• The request:
Only the lines from the start of the data to the line containing "const points = matches.map((m, i)", both included, should be output, exactly and without pictures.

---- Information provided

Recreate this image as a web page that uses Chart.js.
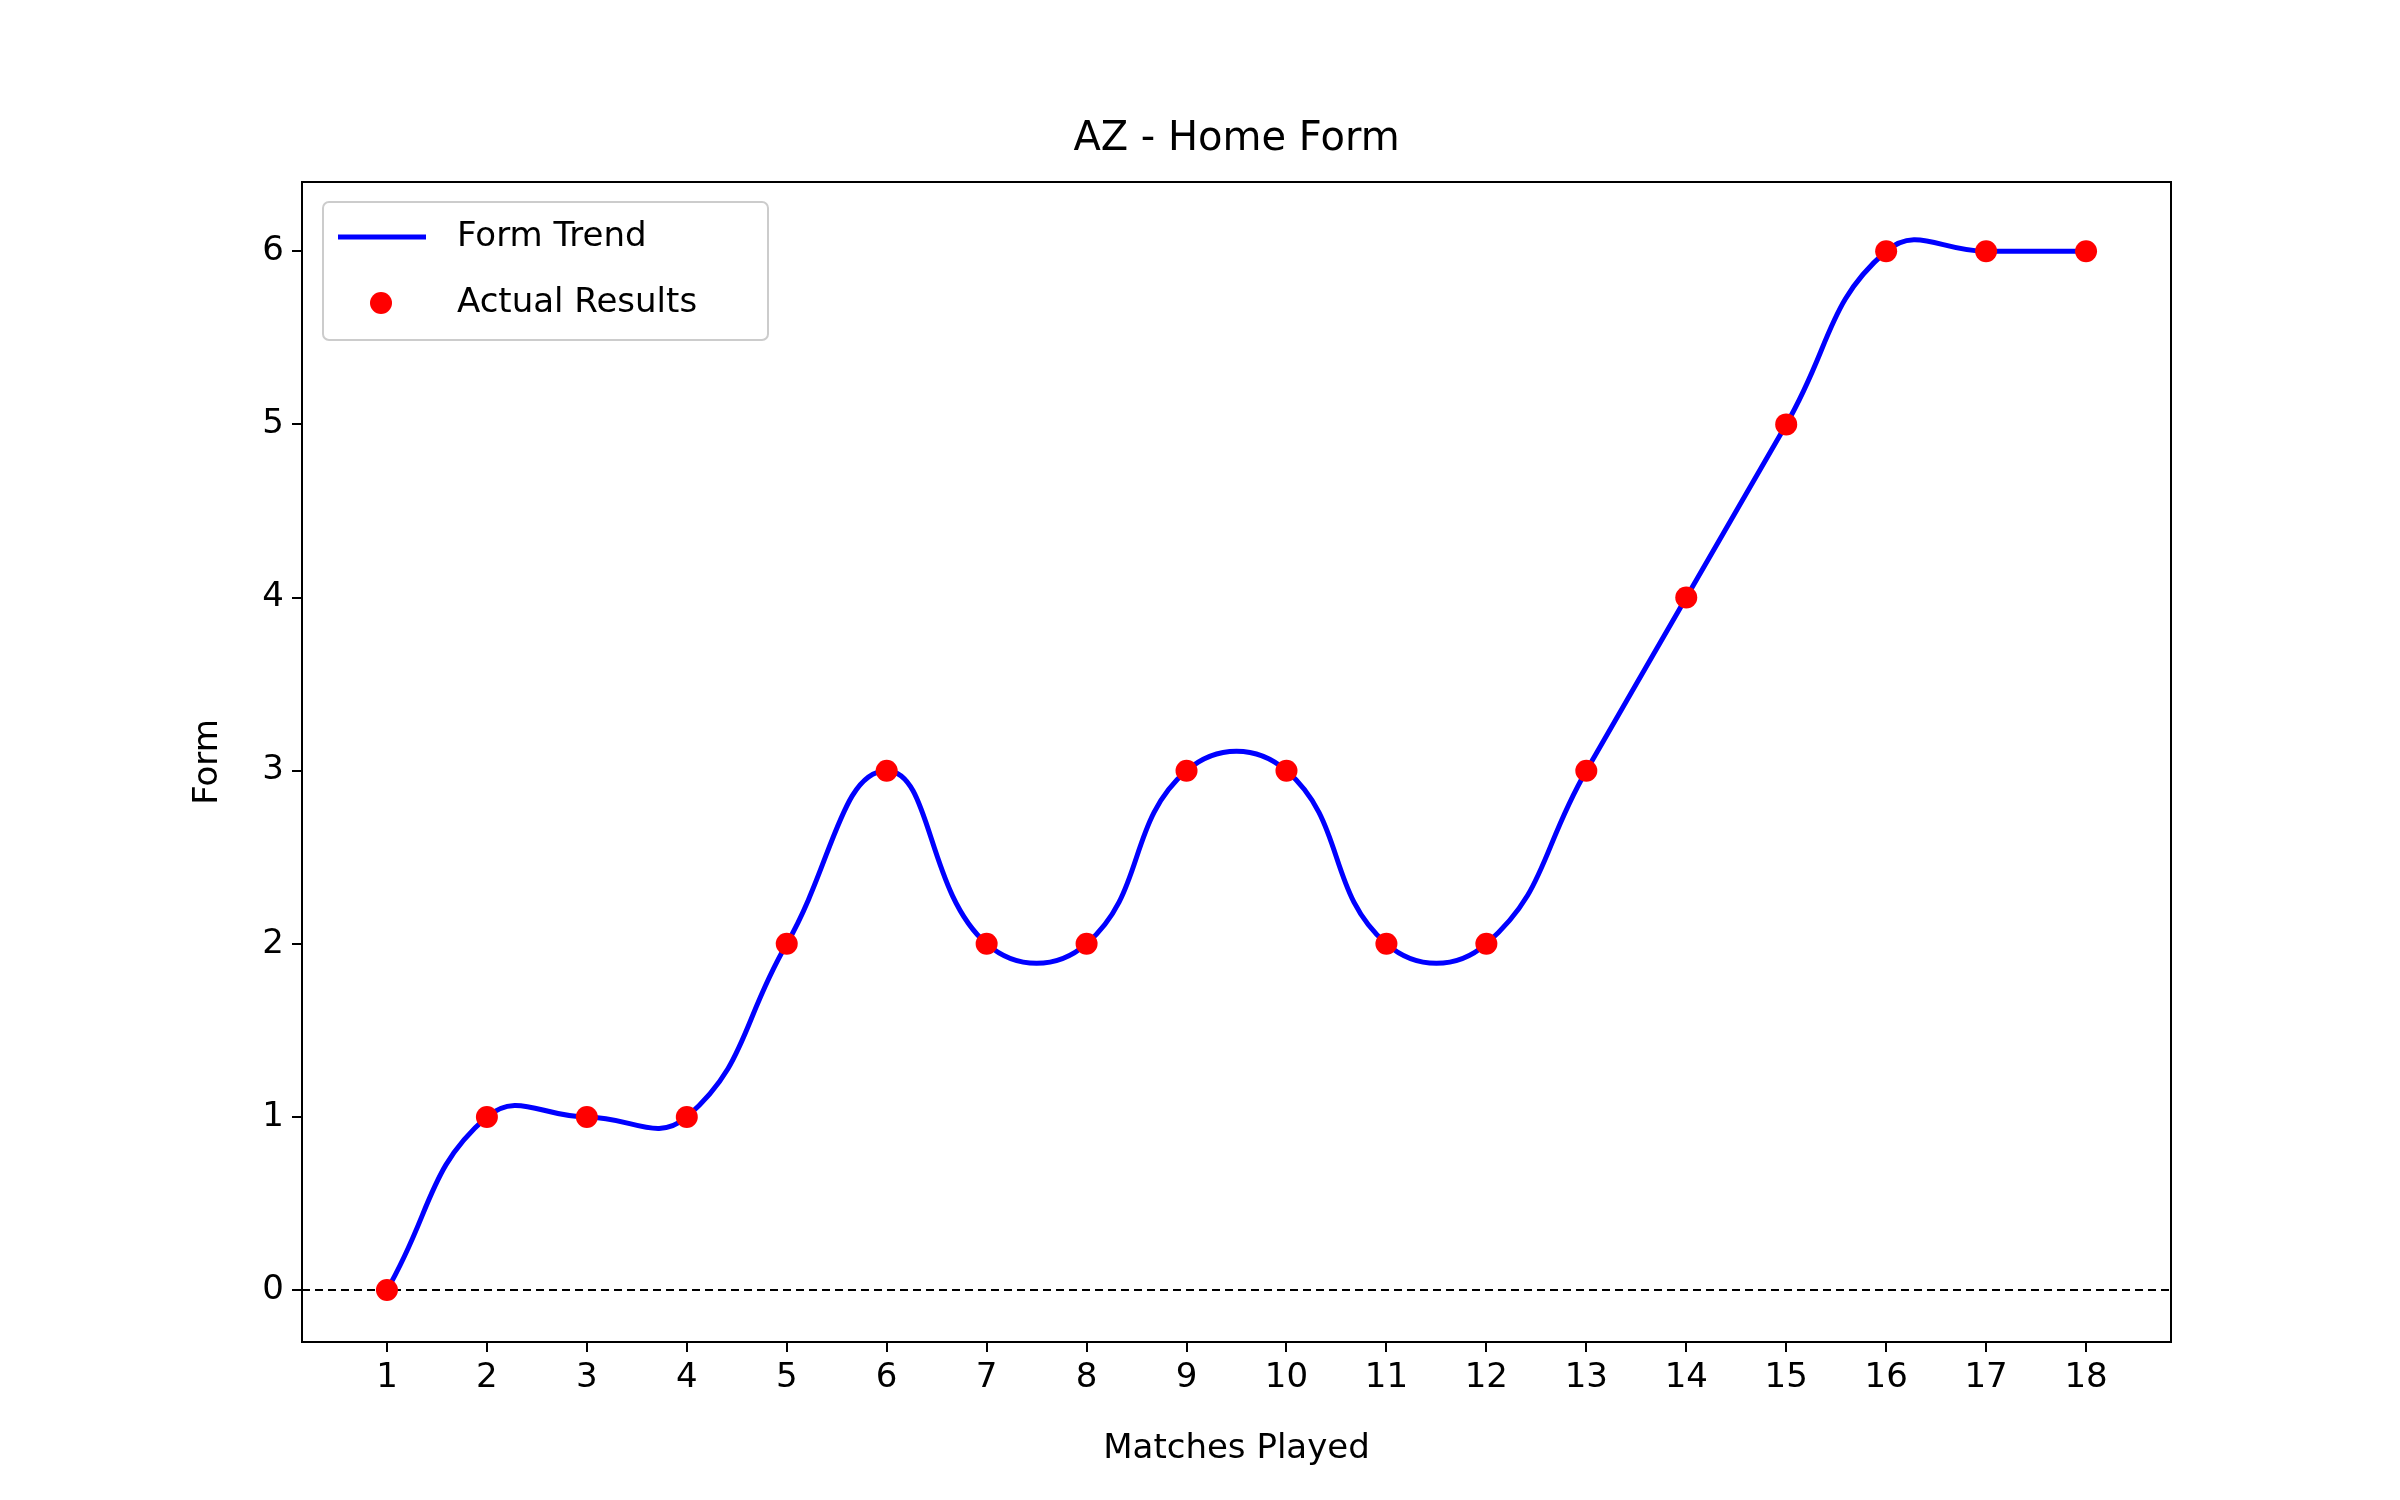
<!DOCTYPE html>
<html>
<head>
<meta charset="utf-8">
<script src="https://cdn.jsdelivr.net/npm/chart.js@4.4.1/dist/chart.umd.min.js"></script>
<style>
  html, body { margin: 0; padding: 0; background: #fff; }
  #wrap { width: 2400px; height: 1500px; }
</style>
</head>
<body>
<div id="wrap"><canvas id="chart" width="2400" height="1500"></canvas></div>
<script>
// --- Data ---
const matches = [1, 2, 3, 4, 5, 6, 7, 8, 9, 10, 11, 12, 13, 14, 15, 16, 17, 18];
const formValues = [0, 1, 1, 1, 2, 3, 2, 2, 3, 3, 2, 2, 3, 4, 5, 6, 6, 6];
const yTicks = [0, 1, 2, 3, 4, 5, 6];

const FONT = "'DejaVu Sans', sans-serif";
const points = matches.map((m, i) => ({ x: m, y: formValues[i] }));

// frame, zero line, titles and legend drawn like matplotlib
const extras = {
    id: 'extras',
    beforeDatasetsDraw(chart) {
        const { ctx, chartArea: a, scales } = chart;
        const y0 = scales.y.getPixelForValue(0);
        ctx.save();
        ctx.strokeStyle = '#000';
        ctx.lineWidth = 2;
        ctx.setLineDash([8, 5]);
        ctx.beginPath();
        ctx.moveTo(a.left, y0);
        ctx.lineTo(a.right, y0);
        ctx.stroke();
        ctx.restore();
    },
    afterDraw(chart) {
        const { ctx, chartArea: a } = chart;
        ctx.save();
        ctx.strokeStyle = '#000';
        ctx.lineWidth = 2;
        ctx.strokeRect(a.left, a.top, a.right - a.left, a.bottom - a.top);

        ctx.fillStyle = '#000';
        ctx.textAlign = 'center';
        ctx.textBaseline = 'middle';
        ctx.font = '40px ' + FONT;
        ctx.fillText('AZ - Home Form', (a.left + a.right) / 2, 140);
        ctx.font = '34px ' + FONT;
        ctx.fillText('Matches Played', (a.left + a.right) / 2, 1449);
        ctx.translate(208, (a.top + a.bottom) / 2);
        ctx.rotate(-Math.PI / 2);
        ctx.fillText('Form', 0, 0);
        ctx.restore();

        // legend
        ctx.save();
        ctx.fillStyle = 'rgba(255,255,255,0.85)';
        ctx.strokeStyle = '#ccc';
        ctx.lineWidth = 2;
        ctx.beginPath();
        ctx.roundRect(323, 202, 445, 138, 6);
        ctx.fill();
        ctx.stroke();
        ctx.strokeStyle = '#0000ff';
        ctx.lineWidth = 5;
        ctx.beginPath();
        ctx.moveTo(338, 237);
        ctx.lineTo(426, 237);
        ctx.stroke();
        ctx.fillStyle = '#ff0000';
        ctx.beginPath();
        ctx.arc(381, 303, 11, 0, Math.PI * 2);
        ctx.fill();
        ctx.fillStyle = '#000';
        ctx.font = '34px ' + FONT;
        ctx.textBaseline = 'middle';
        ctx.fillText('Form Trend', 457, 237);
        ctx.fillText('Actual Results', 457, 303);
        ctx.restore();
    }
};

new Chart(document.getElementById('chart'), {
    type: 'scatter',
    data: {
        datasets: [
            {
                label: 'Actual Results',
                data: points,
                backgroundColor: '#ff0000',
                borderWidth: 0,
                pointRadius: 11,
                order: 1
            },
            {
                label: 'Form Trend',
                type: 'line',
                data: points,
                borderColor: '#0000ff',
                borderWidth: 5,
                pointRadius: 0,
                tension: 0.45,
                fill: false,
                order: 2
            }
        ]
    },
    options: {
        responsive: false,
        animation: false,
        devicePixelRatio: 1,
        layout: { padding: { top: 182, right: 229, left: 0, bottom: 0 } },
        plugins: { legend: { display: false }, title: { display: false }, tooltip: { enabled: false } },
        scales: {
            x: {
                type: 'linear',
                min: 0.15,
                max: 18.85,
                afterFit: s => { s.height = 158; },
                afterBuildTicks: s => { s.ticks = matches.map(v => ({ value: v })); },
                grid: { drawOnChartArea: false, color: '#000', tickLength: 10, lineWidth: 2 },
                border: { color: '#000', width: 2 },
                ticks: { color: '#000', font: { family: FONT, size: 34 }, padding: 6, maxRotation: 0, autoSkip: false }
            },
            y: {
                type: 'linear',
                min: -0.3,
                max: 6.4,
                afterFit: s => { s.width = 302; },
                afterBuildTicks: s => { s.ticks = yTicks.map(v => ({ value: v })); },
                grid: { drawOnChartArea: false, color: '#000', tickLength: 10, lineWidth: 2 },
                border: { color: '#000', width: 2 },
                ticks: { color: '#000', font: { family: FONT, size: 34 }, padding: 8 }
            }
        }
    },
    plugins: [extras]
});
</script>
</body>
</html>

--------

• Solution for this problem:
Recreate this image as a web page that uses Chart.js.
<!DOCTYPE html>
<html>
<head>
<meta charset="utf-8">
<script src="https://cdn.jsdelivr.net/npm/chart.js@4.4.1/dist/chart.umd.min.js"></script>
<style>
  html, body { margin: 0; padding: 0; background: #fff; }
  #wrap { width: 2400px; height: 1500px; }
</style>
</head>
<body>
<div id="wrap"><canvas id="chart" width="2400" height="1500"></canvas></div>
<script>
// --- Data ---
const matches = [1, 2, 3, 4, 5, 6, 7, 8, 9, 10, 11, 12, 13, 14, 15, 16, 17, 18];
const formValues = [0, 1, 1, 1, 2, 3, 2, 2, 3, 3, 2, 2, 3, 4, 5, 6, 6, 6];
const yTicks = [0, 1, 2, 3, 4, 5, 6];

const FONT = "'DejaVu Sans', sans-serif";
const points = matches.map((m, i) => ({ x: m, y: formValues[i] }));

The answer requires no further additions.